Bill requires doctors to get more education on opioids, pain

Written by Ben Allen, General Assignment Reporter | Jun 10, 2016 3:46 PM

(Harrisburg) -- One effort at the state Capitol hopes to keep more people from becoming addicted to heroin or other opioids in Pennsylvania.

A Senate proposal requires doctors and other prescribers to get more training, which would be part of the continuing education that doctors and other health care professionals already have to do.

Under the measure from Republican Senator Gene Yaw of Lycoming County, prescribers would have to get four hours of training in safe opioid prescribing and pain management to get licensed.

And they would have to get another four hours of training every two years.

Yaw says at hearings around the state, he's heard what is currently available.

"One of the frightening things that we learned is that there's very little training for doctors in pain management and especially in prescription practices, so that's what we're trying to do here."

More than 80 percent of people who become addicted to heroin report starting with opioids like Percocet or Vicodin.

"And it's kinda, it's similar to what lawyers are required to do with continuing legal education.
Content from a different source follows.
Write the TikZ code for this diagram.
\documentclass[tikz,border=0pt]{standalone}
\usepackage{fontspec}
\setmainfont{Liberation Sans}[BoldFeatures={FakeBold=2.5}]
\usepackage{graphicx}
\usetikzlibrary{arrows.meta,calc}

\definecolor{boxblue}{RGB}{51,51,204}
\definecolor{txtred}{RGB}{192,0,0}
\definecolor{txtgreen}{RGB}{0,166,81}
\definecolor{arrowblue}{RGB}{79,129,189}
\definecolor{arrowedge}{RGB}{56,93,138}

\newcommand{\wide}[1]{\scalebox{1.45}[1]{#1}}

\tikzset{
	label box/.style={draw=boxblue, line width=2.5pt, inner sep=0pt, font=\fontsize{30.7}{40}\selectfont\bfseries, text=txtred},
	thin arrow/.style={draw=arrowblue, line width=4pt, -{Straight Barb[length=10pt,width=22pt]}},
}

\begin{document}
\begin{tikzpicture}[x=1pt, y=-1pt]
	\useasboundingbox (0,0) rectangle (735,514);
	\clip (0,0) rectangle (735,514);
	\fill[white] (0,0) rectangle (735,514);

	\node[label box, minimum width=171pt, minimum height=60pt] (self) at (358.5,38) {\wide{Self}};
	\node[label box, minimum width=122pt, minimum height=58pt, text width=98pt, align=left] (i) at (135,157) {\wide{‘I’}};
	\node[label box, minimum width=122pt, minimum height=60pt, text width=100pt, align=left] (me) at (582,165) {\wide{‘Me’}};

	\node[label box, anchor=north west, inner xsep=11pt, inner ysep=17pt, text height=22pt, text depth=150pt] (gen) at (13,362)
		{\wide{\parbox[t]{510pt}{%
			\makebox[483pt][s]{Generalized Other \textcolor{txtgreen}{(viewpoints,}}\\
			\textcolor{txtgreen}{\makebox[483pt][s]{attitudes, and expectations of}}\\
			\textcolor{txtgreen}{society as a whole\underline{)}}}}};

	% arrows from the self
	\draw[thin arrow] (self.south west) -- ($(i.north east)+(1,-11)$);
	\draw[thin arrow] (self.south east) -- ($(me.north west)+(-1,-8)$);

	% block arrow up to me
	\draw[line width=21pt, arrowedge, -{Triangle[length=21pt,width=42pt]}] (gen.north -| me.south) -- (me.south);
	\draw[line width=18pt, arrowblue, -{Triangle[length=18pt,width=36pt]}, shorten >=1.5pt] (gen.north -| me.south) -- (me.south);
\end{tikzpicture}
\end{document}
We want to make this part of their continuing medical education," says Yaw.

Yaw's proposal passed a Senate committee recently, but has been sent to another panel for review.

The powerful Pennsylvania Medical Society, with 20,000 member doctors, supports the plan.

Pennsylvania is also set to get a prescription drug database that doctors will be able to check for a patient's history - but there's no requirement to use it each time an opioid is dispensed.